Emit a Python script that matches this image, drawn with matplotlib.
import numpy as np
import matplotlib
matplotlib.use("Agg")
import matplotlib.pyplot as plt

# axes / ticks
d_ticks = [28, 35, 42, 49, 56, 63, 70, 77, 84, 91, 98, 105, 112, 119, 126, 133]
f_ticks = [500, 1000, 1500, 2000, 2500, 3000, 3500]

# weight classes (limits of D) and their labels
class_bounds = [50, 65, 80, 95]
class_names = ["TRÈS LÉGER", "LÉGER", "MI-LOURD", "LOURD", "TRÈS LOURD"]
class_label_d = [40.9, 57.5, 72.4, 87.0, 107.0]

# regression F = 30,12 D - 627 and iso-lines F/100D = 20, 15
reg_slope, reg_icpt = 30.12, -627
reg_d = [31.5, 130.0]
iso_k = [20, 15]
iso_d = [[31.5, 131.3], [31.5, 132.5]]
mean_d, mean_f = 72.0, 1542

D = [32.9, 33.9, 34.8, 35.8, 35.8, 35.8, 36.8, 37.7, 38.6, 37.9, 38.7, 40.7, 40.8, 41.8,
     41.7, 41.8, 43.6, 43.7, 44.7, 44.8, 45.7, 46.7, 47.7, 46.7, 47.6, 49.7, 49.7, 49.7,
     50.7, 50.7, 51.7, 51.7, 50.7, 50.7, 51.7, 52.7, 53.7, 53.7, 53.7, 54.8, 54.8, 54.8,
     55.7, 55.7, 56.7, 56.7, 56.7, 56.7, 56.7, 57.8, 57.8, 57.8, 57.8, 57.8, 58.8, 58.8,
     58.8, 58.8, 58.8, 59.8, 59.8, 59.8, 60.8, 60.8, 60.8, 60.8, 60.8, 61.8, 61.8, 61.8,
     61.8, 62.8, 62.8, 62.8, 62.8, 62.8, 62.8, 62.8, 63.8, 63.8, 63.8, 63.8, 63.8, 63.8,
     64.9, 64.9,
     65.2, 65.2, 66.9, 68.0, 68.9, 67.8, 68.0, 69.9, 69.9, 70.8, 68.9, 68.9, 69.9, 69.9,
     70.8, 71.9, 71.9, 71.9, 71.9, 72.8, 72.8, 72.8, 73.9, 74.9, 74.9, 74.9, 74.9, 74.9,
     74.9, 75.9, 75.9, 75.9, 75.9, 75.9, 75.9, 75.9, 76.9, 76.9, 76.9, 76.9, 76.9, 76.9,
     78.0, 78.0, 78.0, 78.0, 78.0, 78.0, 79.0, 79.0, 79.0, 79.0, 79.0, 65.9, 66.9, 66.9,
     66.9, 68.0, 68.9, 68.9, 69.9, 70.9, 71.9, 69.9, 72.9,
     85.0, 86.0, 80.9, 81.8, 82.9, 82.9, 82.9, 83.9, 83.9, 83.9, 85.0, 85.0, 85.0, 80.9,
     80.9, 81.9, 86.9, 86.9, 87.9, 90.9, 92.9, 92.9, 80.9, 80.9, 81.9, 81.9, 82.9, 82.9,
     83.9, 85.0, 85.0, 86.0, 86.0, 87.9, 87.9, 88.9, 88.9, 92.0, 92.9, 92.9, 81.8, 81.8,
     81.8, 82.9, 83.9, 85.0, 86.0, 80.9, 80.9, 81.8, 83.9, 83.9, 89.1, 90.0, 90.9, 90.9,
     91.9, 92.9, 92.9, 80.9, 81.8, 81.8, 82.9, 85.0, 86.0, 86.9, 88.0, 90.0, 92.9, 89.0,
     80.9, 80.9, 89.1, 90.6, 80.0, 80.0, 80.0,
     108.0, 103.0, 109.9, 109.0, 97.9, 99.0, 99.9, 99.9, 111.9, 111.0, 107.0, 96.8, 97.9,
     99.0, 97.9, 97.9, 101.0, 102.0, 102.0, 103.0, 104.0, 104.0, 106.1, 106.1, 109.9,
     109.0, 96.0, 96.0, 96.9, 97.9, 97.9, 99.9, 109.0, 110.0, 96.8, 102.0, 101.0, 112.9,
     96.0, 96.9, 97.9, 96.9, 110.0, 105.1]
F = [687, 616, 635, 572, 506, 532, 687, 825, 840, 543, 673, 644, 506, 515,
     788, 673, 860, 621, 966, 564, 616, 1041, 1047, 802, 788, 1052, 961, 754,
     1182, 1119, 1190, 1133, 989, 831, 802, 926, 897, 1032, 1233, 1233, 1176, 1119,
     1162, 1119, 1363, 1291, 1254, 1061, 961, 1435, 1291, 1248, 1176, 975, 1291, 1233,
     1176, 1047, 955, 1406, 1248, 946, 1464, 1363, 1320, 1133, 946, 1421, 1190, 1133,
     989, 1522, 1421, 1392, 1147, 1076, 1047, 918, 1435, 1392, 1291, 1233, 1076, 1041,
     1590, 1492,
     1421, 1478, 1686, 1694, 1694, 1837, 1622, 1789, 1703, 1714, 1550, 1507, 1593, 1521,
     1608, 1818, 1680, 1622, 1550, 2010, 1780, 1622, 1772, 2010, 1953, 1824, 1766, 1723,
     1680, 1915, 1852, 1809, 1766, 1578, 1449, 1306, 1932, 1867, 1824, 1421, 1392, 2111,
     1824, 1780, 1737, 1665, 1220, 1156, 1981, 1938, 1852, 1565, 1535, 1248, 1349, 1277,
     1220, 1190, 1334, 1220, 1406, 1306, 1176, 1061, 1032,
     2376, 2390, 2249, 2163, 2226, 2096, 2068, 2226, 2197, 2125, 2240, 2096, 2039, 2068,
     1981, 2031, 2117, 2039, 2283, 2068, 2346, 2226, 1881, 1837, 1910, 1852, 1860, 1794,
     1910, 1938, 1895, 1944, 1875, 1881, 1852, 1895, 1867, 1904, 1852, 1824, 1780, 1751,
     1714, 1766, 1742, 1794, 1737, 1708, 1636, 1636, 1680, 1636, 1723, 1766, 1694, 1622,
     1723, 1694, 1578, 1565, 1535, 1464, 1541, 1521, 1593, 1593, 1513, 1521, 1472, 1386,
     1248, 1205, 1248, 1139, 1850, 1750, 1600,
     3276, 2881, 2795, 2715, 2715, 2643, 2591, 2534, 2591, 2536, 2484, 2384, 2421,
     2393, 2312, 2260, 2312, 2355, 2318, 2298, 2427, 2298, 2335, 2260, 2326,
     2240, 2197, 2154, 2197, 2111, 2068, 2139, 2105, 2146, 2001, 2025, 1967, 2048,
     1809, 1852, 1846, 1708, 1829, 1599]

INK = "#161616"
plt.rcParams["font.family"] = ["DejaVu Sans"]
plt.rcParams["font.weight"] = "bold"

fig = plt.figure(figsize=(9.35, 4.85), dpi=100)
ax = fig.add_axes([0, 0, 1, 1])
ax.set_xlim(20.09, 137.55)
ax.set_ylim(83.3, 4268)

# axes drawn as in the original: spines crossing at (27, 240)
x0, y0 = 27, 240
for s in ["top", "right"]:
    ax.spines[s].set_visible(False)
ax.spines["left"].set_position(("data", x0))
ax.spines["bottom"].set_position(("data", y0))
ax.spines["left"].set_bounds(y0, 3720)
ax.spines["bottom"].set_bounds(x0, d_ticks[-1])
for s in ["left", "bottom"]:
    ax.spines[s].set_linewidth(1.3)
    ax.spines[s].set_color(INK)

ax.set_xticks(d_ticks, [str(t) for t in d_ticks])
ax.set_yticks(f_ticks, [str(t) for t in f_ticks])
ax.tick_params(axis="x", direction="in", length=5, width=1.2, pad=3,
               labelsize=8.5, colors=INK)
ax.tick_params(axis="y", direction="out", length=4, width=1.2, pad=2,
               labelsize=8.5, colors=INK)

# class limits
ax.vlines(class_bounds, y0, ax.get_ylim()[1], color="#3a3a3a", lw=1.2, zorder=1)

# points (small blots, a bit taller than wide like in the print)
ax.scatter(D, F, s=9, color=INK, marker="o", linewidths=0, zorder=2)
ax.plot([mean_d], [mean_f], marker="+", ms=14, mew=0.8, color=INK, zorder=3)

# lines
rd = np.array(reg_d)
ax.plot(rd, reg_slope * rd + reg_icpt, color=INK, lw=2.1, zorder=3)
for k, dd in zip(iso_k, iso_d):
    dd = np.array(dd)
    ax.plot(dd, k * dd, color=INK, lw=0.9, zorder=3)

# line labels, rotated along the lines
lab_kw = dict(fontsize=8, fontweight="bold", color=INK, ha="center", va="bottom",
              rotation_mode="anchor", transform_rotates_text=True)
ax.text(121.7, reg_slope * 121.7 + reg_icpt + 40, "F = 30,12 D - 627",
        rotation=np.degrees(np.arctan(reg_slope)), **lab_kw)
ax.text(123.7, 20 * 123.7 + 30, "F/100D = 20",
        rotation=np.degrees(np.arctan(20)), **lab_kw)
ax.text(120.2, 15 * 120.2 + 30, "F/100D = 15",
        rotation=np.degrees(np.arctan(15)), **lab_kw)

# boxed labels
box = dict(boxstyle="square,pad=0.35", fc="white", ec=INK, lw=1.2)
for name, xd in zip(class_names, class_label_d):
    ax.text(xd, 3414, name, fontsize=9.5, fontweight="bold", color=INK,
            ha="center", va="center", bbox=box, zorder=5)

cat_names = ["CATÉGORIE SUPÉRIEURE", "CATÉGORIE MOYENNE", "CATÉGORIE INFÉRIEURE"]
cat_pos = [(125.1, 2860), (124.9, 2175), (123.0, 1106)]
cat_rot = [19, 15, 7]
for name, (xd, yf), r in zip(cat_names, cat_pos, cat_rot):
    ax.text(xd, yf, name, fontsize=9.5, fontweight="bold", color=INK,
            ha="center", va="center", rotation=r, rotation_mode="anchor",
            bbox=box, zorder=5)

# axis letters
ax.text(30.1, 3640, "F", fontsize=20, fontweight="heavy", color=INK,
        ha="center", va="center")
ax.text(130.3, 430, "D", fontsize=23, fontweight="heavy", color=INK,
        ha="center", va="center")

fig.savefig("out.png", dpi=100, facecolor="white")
- - - -
What to do —
Return a word-for-word copy of the lines from the beginning of the listing to the line holding "mean_d, mean_f = 72.0, 1542", both kept.

Exercise output —
Emit a Python script that matches this image, drawn with matplotlib.
import numpy as np
import matplotlib
matplotlib.use("Agg")
import matplotlib.pyplot as plt

# axes / ticks
d_ticks = [28, 35, 42, 49, 56, 63, 70, 77, 84, 91, 98, 105, 112, 119, 126, 133]
f_ticks = [500, 1000, 1500, 2000, 2500, 3000, 3500]

# weight classes (limits of D) and their labels
class_bounds = [50, 65, 80, 95]
class_names = ["TRÈS LÉGER", "LÉGER", "MI-LOURD", "LOURD", "TRÈS LOURD"]
class_label_d = [40.9, 57.5, 72.4, 87.0, 107.0]

# regression F = 30,12 D - 627 and iso-lines F/100D = 20, 15
reg_slope, reg_icpt = 30.12, -627
reg_d = [31.5, 130.0]
iso_k = [20, 15]
iso_d = [[31.5, 131.3], [31.5, 132.5]]
mean_d, mean_f = 72.0, 1542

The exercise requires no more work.